## What is being asked:
Quote the whole listing exactly. Leave the pictures out of your copy.

## Data lines:
------------------------------------------------------------
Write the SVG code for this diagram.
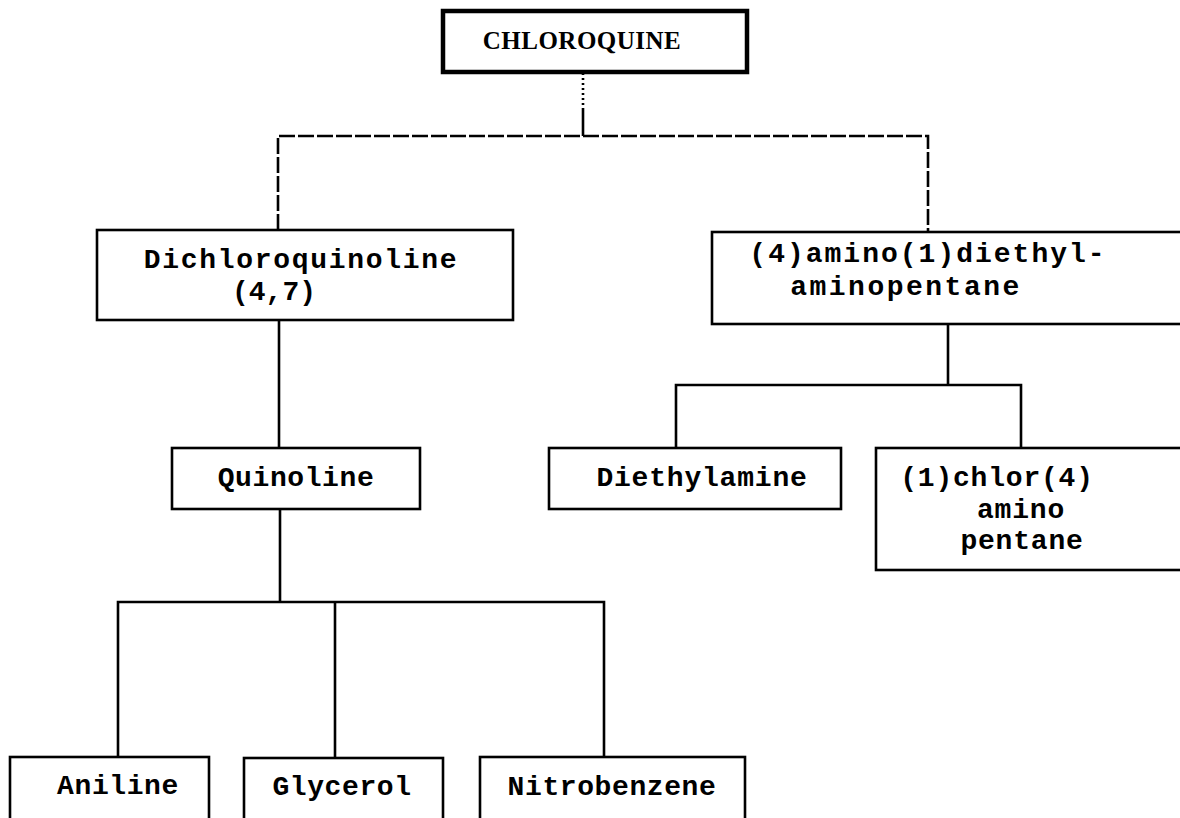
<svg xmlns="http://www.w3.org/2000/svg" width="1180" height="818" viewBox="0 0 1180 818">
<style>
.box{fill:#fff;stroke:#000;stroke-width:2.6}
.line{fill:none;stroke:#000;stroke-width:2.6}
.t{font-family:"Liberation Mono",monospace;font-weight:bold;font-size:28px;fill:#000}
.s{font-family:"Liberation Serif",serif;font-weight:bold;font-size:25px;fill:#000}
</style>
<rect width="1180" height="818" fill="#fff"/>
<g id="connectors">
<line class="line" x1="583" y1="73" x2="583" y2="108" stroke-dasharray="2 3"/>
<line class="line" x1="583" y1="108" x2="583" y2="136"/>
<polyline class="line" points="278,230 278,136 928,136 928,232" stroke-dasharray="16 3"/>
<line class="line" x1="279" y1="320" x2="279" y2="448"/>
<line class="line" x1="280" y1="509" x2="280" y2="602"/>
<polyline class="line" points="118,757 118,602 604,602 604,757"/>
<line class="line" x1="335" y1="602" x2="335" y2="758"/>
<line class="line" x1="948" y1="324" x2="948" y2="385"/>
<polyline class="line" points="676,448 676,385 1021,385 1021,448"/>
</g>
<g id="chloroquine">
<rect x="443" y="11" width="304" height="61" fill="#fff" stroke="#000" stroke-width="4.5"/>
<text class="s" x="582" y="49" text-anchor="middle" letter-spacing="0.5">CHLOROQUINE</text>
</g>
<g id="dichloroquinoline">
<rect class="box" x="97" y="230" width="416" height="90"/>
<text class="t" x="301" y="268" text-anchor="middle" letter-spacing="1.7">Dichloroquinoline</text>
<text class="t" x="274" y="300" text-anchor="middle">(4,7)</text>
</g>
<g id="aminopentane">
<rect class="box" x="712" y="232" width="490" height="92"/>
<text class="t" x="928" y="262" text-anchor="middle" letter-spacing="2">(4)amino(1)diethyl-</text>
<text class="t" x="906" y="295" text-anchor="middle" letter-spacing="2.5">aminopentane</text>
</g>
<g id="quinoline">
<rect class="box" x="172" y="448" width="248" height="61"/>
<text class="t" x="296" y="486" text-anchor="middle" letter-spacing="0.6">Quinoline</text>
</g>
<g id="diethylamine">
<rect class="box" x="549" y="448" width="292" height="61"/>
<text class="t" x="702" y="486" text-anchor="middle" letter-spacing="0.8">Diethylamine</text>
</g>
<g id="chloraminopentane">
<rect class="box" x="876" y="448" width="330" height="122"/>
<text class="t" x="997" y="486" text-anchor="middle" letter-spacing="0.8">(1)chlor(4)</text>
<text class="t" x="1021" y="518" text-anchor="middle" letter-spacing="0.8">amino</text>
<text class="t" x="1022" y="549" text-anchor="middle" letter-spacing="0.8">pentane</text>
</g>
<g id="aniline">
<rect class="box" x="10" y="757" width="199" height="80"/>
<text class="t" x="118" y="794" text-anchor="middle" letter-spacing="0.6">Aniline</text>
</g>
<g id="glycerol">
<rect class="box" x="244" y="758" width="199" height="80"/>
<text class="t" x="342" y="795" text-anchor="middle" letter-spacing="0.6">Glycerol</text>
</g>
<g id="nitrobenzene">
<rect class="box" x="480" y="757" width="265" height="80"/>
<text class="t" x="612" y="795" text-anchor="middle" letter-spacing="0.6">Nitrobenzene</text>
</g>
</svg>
------------------------------------------------------------
## Answer below:
Write the SVG code for this diagram.
<svg xmlns="http://www.w3.org/2000/svg" width="1180" height="818" viewBox="0 0 1180 818">
<style>
.box{fill:#fff;stroke:#000;stroke-width:2.6}
.line{fill:none;stroke:#000;stroke-width:2.6}
.t{font-family:"Liberation Mono",monospace;font-weight:bold;font-size:28px;fill:#000}
.s{font-family:"Liberation Serif",serif;font-weight:bold;font-size:25px;fill:#000}
</style>
<rect width="1180" height="818" fill="#fff"/>
<g id="connectors">
<line class="line" x1="583" y1="73" x2="583" y2="108" stroke-dasharray="2 3"/>
<line class="line" x1="583" y1="108" x2="583" y2="136"/>
<polyline class="line" points="278,230 278,136 928,136 928,232" stroke-dasharray="16 3"/>
<line class="line" x1="279" y1="320" x2="279" y2="448"/>
<line class="line" x1="280" y1="509" x2="280" y2="602"/>
<polyline class="line" points="118,757 118,602 604,602 604,757"/>
<line class="line" x1="335" y1="602" x2="335" y2="758"/>
<line class="line" x1="948" y1="324" x2="948" y2="385"/>
<polyline class="line" points="676,448 676,385 1021,385 1021,448"/>
</g>
<g id="chloroquine">
<rect x="443" y="11" width="304" height="61" fill="#fff" stroke="#000" stroke-width="4.5"/>
<text class="s" x="582" y="49" text-anchor="middle" letter-spacing="0.5">CHLOROQUINE</text>
</g>
<g id="dichloroquinoline">
<rect class="box" x="97" y="230" width="416" height="90"/>
<text class="t" x="301" y="268" text-anchor="middle" letter-spacing="1.7">Dichloroquinoline</text>
<text class="t" x="274" y="300" text-anchor="middle">(4,7)</text>
</g>
<g id="aminopentane">
<rect class="box" x="712" y="232" width="490" height="92"/>
<text class="t" x="928" y="262" text-anchor="middle" letter-spacing="2">(4)amino(1)diethyl-</text>
<text class="t" x="906" y="295" text-anchor="middle" letter-spacing="2.5">aminopentane</text>
</g>
<g id="quinoline">
<rect class="box" x="172" y="448" width="248" height="61"/>
<text class="t" x="296" y="486" text-anchor="middle" letter-spacing="0.6">Quinoline</text>
</g>
<g id="diethylamine">
<rect class="box" x="549" y="448" width="292" height="61"/>
<text class="t" x="702" y="486" text-anchor="middle" letter-spacing="0.8">Diethylamine</text>
</g>
<g id="chloraminopentane">
<rect class="box" x="876" y="448" width="330" height="122"/>
<text class="t" x="997" y="486" text-anchor="middle" letter-spacing="0.8">(1)chlor(4)</text>
<text class="t" x="1021" y="518" text-anchor="middle" letter-spacing="0.8">amino</text>
<text class="t" x="1022" y="549" text-anchor="middle" letter-spacing="0.8">pentane</text>
</g>
<g id="aniline">
<rect class="box" x="10" y="757" width="199" height="80"/>
<text class="t" x="118" y="794" text-anchor="middle" letter-spacing="0.6">Aniline</text>
</g>
<g id="glycerol">
<rect class="box" x="244" y="758" width="199" height="80"/>
<text class="t" x="342" y="795" text-anchor="middle" letter-spacing="0.6">Glycerol</text>
</g>
<g id="nitrobenzene">
<rect class="box" x="480" y="757" width="265" height="80"/>
<text class="t" x="612" y="795" text-anchor="middle" letter-spacing="0.6">Nitrobenzene</text>
</g>
</svg>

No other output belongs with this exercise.